A.B. and L.L then separately appealed, with the mother arguing the “clear and convincing  evidence” burden of proof in termination cases is unconstitutional under state law. However, the COA cited multiple federal and state cases in its rejection of that argument, heavily leaning on the U.S. Supreme Court’s findings in Santosky v.
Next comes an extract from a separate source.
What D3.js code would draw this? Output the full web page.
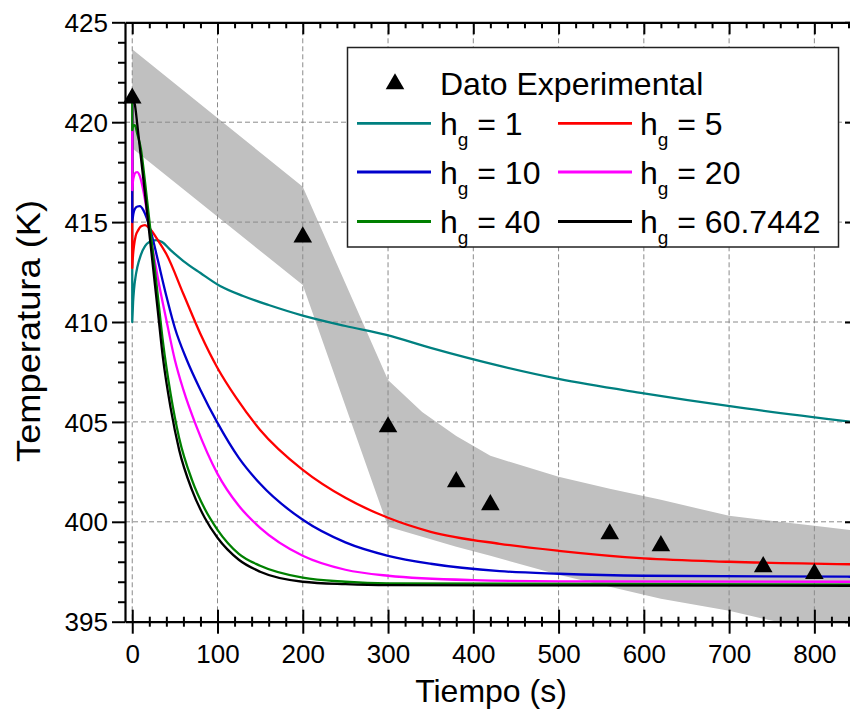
<!DOCTYPE html>
<html><head><meta charset="utf-8">
<script src="https://cdn.jsdelivr.net/npm/d3@7/dist/d3.min.js"></script>
<style>body{margin:0;background:#fff}svg{display:block}</style>
</head><body><svg id="c" width="850" height="723"></svg>
<script>
// ---------- data ----------
const expTime = [0, 200, 300, 380, 420, 560, 620, 740, 800];
const expTemp = [421.2, 414.25, 404.75, 402.0, 400.85, 399.39, 398.8, 397.75, 397.4];

const bandUpTime = [0, 200, 300, 340, 380, 420, 500, 560, 620, 700, 800, 850];
const bandUp     = [423.65, 416.77, 407.1, 405.5, 404.3, 403.3, 402.25, 401.65, 401.1, 400.3, 399.8, 399.55];
const bandLoTime = [0, 200, 300, 380, 420, 500, 560, 620, 700, 740, 800, 850];
const bandLo     = [418.7, 411.85, 399.75, 398.75, 398.3, 397.35, 396.75, 396.15, 395.55, 395.15, 394.6, 394.2];

const hg1Time = [0, 0, 1, 2, 4, 6, 10, 15, 20, 28, 35, 45, 60, 80, 103, 130, 160, 200, 250, 298, 350, 431, 500, 600, 705, 850];
const hg1Temp = [421.2, 410.0, 411.0, 411.6, 412.3, 412.75, 413.35, 413.8, 414.0, 414.1, 414.0, 413.6, 413.05, 412.45, 411.8, 411.3, 410.85, 410.32, 409.8, 409.35, 408.7, 407.8, 407.15, 406.43, 405.76, 404.97];

const hg5Time = [0, 0, 1, 2, 4, 7, 10, 15, 20, 30, 40, 60, 80, 100, 122, 150, 200, 250, 300, 350, 431, 500, 600, 700, 850];
const hg5Temp = [421.2, 412.7, 413.4, 413.8, 414.3, 414.6, 414.78, 414.85, 414.7, 414.1, 413.4, 411.4, 409.4, 407.7, 406.2, 404.6, 402.6, 401.2, 400.2, 399.5, 398.9, 398.55, 398.17, 398.0, 397.87];

const hg10Time = [0, 0, 1.5, 3, 6, 9, 13, 17, 20, 25, 30, 40, 50, 64, 80, 100, 125, 150, 200, 250, 300, 350, 431, 500, 600, 850];
const hg10Temp = [421.2, 415.0, 415.45, 415.65, 415.78, 415.8, 415.6, 415.2, 414.8, 414.0, 413.1, 411.3, 409.7, 408.1, 406.6, 404.95, 403.2, 401.9, 400.1, 398.97, 398.3, 397.9, 397.53, 397.4, 397.3, 397.25];

const hg20Time = [0, 0, 1, 2, 4, 6, 8, 10, 15, 20, 25, 30, 40, 50, 60, 75, 100, 125, 150, 200, 250, 300, 400, 500, 850];
const hg20Temp = [421.2, 416.6, 417.1, 417.3, 417.48, 417.5, 417.4, 417.15, 416.1, 414.7, 413.4, 412.2, 410.1, 408.1, 406.6, 404.8, 402.4, 400.8, 399.7, 398.3, 397.6, 397.3, 397.08, 397.02, 397.0];

const hg40Time = [0, 0, 1, 3, 6, 10, 15, 20, 25, 30, 36, 45, 55, 70, 85, 100, 125, 150, 200, 250, 300, 850];
const hg40Temp = [421.2, 419.6, 419.8, 419.85, 419.4, 418.7, 417.0, 415.1, 413.2, 411.3, 409.0, 406.4, 404.2, 402.1, 400.65, 399.6, 398.4, 397.8, 397.2, 397.0, 396.92, 396.85];

const hg60Time = [0, 3, 6, 10, 15, 20, 25, 30, 36, 45, 55, 70, 85, 100, 125, 150, 200, 250, 300, 850];
const hg60Temp = [421.2, 420.9, 419.85, 418.3, 416.4, 414.45, 412.5, 410.55, 408.2, 405.7, 403.6, 401.6, 400.2, 399.2, 398.1, 397.5, 397.0, 396.88, 396.83, 396.8];

const seriesLabels = ["1", "5", "10", "20", "40", "60.7442"];
const seriesColors = ["#008080", "#ff0000", "#0000cc", "#ff00ff", "#008000", "#000000"];
const seriesTimes = [hg1Time, hg5Time, hg10Time, hg20Time, hg40Time, hg60Time];
const seriesTemps = [hg1Temp, hg5Temp, hg10Temp, hg20Temp, hg40Temp, hg60Temp];

const xMajor = [0, 100, 200, 300, 400, 500, 600, 700, 800];
const yMajor = [395, 400, 405, 410, 415, 420, 425];

// ---------- layout ----------
const svg = d3.select("#c");
const L = 125, R = 857, T = 22.3, B = 621.7;
const x = d3.scaleLinear().domain([-8.5, 850]).range([L, R]);
const y = d3.scaleLinear().domain([395, 425]).range([B, T]);
const FONT = "'Liberation Sans', Arial, Helvetica, sans-serif";

svg.append("rect").attr("width", 850).attr("height", 723).attr("fill", "#fff");
svg.append("clipPath").attr("id", "clip").append("rect")
  .attr("x", L).attr("y", T).attr("width", R - L).attr("height", B - T);

const plot = svg.append("g").attr("clip-path", "url(#clip)");

// band
const bandPts = bandUpTime.map((t, i) => [t, bandUp[i]])
  .concat(bandLoTime.map((t, i) => [t, bandLo[i]]).reverse());
plot.append("path")
  .attr("d", d3.line().x(d => x(d[0])).y(d => y(d[1]))(bandPts) + "Z")
  .attr("fill", "#c0c0c0");

// grid
plot.append("g").selectAll("line").data(xMajor).join("line")
  .attr("x1", d => x(d)).attr("x2", d => x(d)).attr("y1", T).attr("y2", B)
  .attr("stroke", "#8a8a8a").attr("stroke-width", 1).attr("stroke-dasharray", "5,3");
plot.append("g").selectAll("line").data(yMajor.filter(v => v > 395 && v < 425)).join("line")
  .attr("x1", L).attr("x2", R).attr("y1", d => y(d)).attr("y2", d => y(d))
  .attr("stroke", "#8a8a8a").attr("stroke-width", 1).attr("stroke-dasharray", "5,3");

// curves
const lineGen = d3.line().x(d => x(d[0])).y(d => y(d[1])).curve(d3.curveMonotoneX);
seriesTimes.forEach((ts, k) => {
  const pts = ts.map((t, i) => [t, seriesTemps[k][i]]);
  let d;
  if (pts.length > 1 && pts[1][0] === pts[0][0]) {
    d = "M" + x(pts[0][0]) + "," + y(pts[0][1]) + "L" + lineGen(pts.slice(1)).slice(1);
  } else d = lineGen(pts);
  plot.append("path").attr("d", d).attr("fill", "none")
    .attr("stroke", seriesColors[k]).attr("stroke-width", 2.3).attr("stroke-linejoin", "round");
});

// experimental triangles
const tri = d3.symbol().type(d3.symbolTriangle).size(150);
svg.append("g").selectAll("path").data(expTime.map((t, i) => [t, expTemp[i]])).join("path")
  .attr("d", tri)
  .attr("transform", d => `translate(${x(d[0])},${y(d[1])})`)
  .attr("fill", "#000");

// ---------- axes ----------
function styleAxis(g) {
  g.selectAll("path.domain").attr("stroke", "#000").attr("stroke-width", 2.2);
  g.selectAll(".tick line").attr("stroke", "#000").attr("stroke-width", 2);
  g.selectAll("text").attr("font-family", FONT).attr("font-size", 26).attr("fill", "#000");
}
const xMinor = d3.range(-0, 851, 20).filter(v => v % 100 !== 0);
const yMinor = d3.range(395, 426, 1).filter(v => v % 5 !== 0);

// bottom
const gB = svg.append("g").attr("transform", `translate(0,${B})`)
  .call(d3.axisBottom(x).tickValues(xMajor).tickSize(12).tickSizeOuter(0).tickPadding(0).tickFormat(d3.format("d")));
gB.selectAll(".tick line").attr("y1", -12);
gB.selectAll(".tick text").attr("y", 41.5).attr("dy", 0);
styleAxis(gB);
const gBm = svg.append("g").attr("transform", `translate(0,${B})`)
  .call(d3.axisBottom(x).tickValues(xMinor).tickSize(5).tickSizeOuter(0).tickFormat(""));
gBm.select("path.domain").remove();
gBm.selectAll(".tick line").attr("y1", -5);
styleAxis(gBm);

// top
const gT = svg.append("g").attr("transform", `translate(0,${T})`)
  .call(d3.axisTop(x).tickValues(xMajor).tickSize(-12).tickSizeOuter(0).tickFormat(""));
styleAxis(gT);
const gTm = svg.append("g").attr("transform", `translate(0,${T})`)
  .call(d3.axisTop(x).tickValues(xMinor).tickSize(-6).tickSizeOuter(0).tickFormat(""));
gTm.select("path.domain").remove();
styleAxis(gTm);

// left
const gL = svg.append("g").attr("transform", `translate(${L},0)`)
  .call(d3.axisLeft(y).tickValues(yMajor).tickSize(13).tickSizeOuter(0).tickPadding(4).tickFormat(d3.format("d")));
gL.selectAll(".tick text").attr("dy", "0.35em");
styleAxis(gL);
const gLm = svg.append("g").attr("transform", `translate(${L},0)`)
  .call(d3.axisLeft(y).tickValues(yMinor).tickSize(7).tickSizeOuter(0).tickFormat(""));
gLm.select("path.domain").remove();
styleAxis(gLm);

// right (mostly off-canvas)
const gR = svg.append("g").attr("transform", `translate(${R},0)`)
  .call(d3.axisRight(y).tickValues(yMajor).tickSize(-12).tickSizeOuter(0).tickFormat(""));
styleAxis(gR);
const gRm = svg.append("g").attr("transform", `translate(${R},0)`)
  .call(d3.axisRight(y).tickValues(yMinor).tickSize(-6).tickSizeOuter(0).tickFormat(""));
gRm.select("path.domain").remove();
styleAxis(gRm);

// axis titles
svg.append("text").attr("x", (L + R) / 2).attr("y", 702).attr("text-anchor", "middle")
  .attr("font-family", FONT).attr("font-size", 32).text("Tiempo (s)");
svg.append("text").attr("transform", `translate(40,331) rotate(-90)`).attr("text-anchor", "middle")
  .attr("font-family", FONT).attr("font-size", 33)
  .attr("textLength", 262).attr("lengthAdjust", "spacingAndGlyphs").text("Temperatura (K)");

// ---------- legend ----------
const lg = svg.append("g");
lg.append("rect").attr("x", 347.5).attr("y", 47.5).attr("width", 491).attr("height", 199.5)
  .attr("fill", "#fff").attr("stroke", "#222").attr("stroke-width", 1.5);
lg.append("path").attr("d", d3.symbol().type(d3.symbolTriangle).size(150))
  .attr("transform", "translate(395,84)").attr("fill", "#000");
lg.append("text").attr("x", 440).attr("y", 95).attr("font-family", FONT).attr("font-size", 32)
  .text("Dato Experimental");
const rowsY = [123.3, 172, 221.5];
seriesLabels.forEach((lab, k) => {
  const row = Math.floor(k / 2), col = k % 2;
  const ly = rowsY[row];
  const lx0 = col === 0 ? 357 : 558, tx = col === 0 ? 440 : 640;
  lg.append("line").attr("x1", lx0).attr("x2", lx0 + 74).attr("y1", ly).attr("y2", ly)
    .attr("stroke", seriesColors[k]).attr("stroke-width", 2.8);
  const t = lg.append("text").attr("x", tx).attr("y", ly + 11.7).attr("font-family", FONT).attr("font-size", 32);
  t.append("tspan").text("h");
  t.append("tspan").attr("font-size", 19).attr("dy", 11).text("g");
  t.append("tspan").attr("dy", -11).text(" = " + lab);
});
</script>
</body></html>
Kramer, 455 U.S. 745 (1982).

“Mother’s argument would have us hold that a higher burden is required in termination cases not based on a parent’s rights over their child but based on the reputational harm of termination,” Judge Nancy Vaidik wrote. “We do not believe there is support for such a holding.”

L.L’s appeal argued that the trial court abused its discretion by taking judicial notice of his pending criminal case and that the evidence presented at the termination hearing didn’t prove the statutory requirements for termination.

Again, the COA denied all contentions, finding that the issues leading to termination for the father predominately involved his criminal behavior and drug abuse, not his pending case for domestic violence, and that removal was in the child’s best interests.

The case is In re the Termination of the Parent-Child Relationship of P.B. and B.B. (Minor Children) and A.B. (Mother) and L.L. (Father), A.B. (Mother) and L.L. (Father) v. Indiana Department of Child Services, 22A-JT-1397.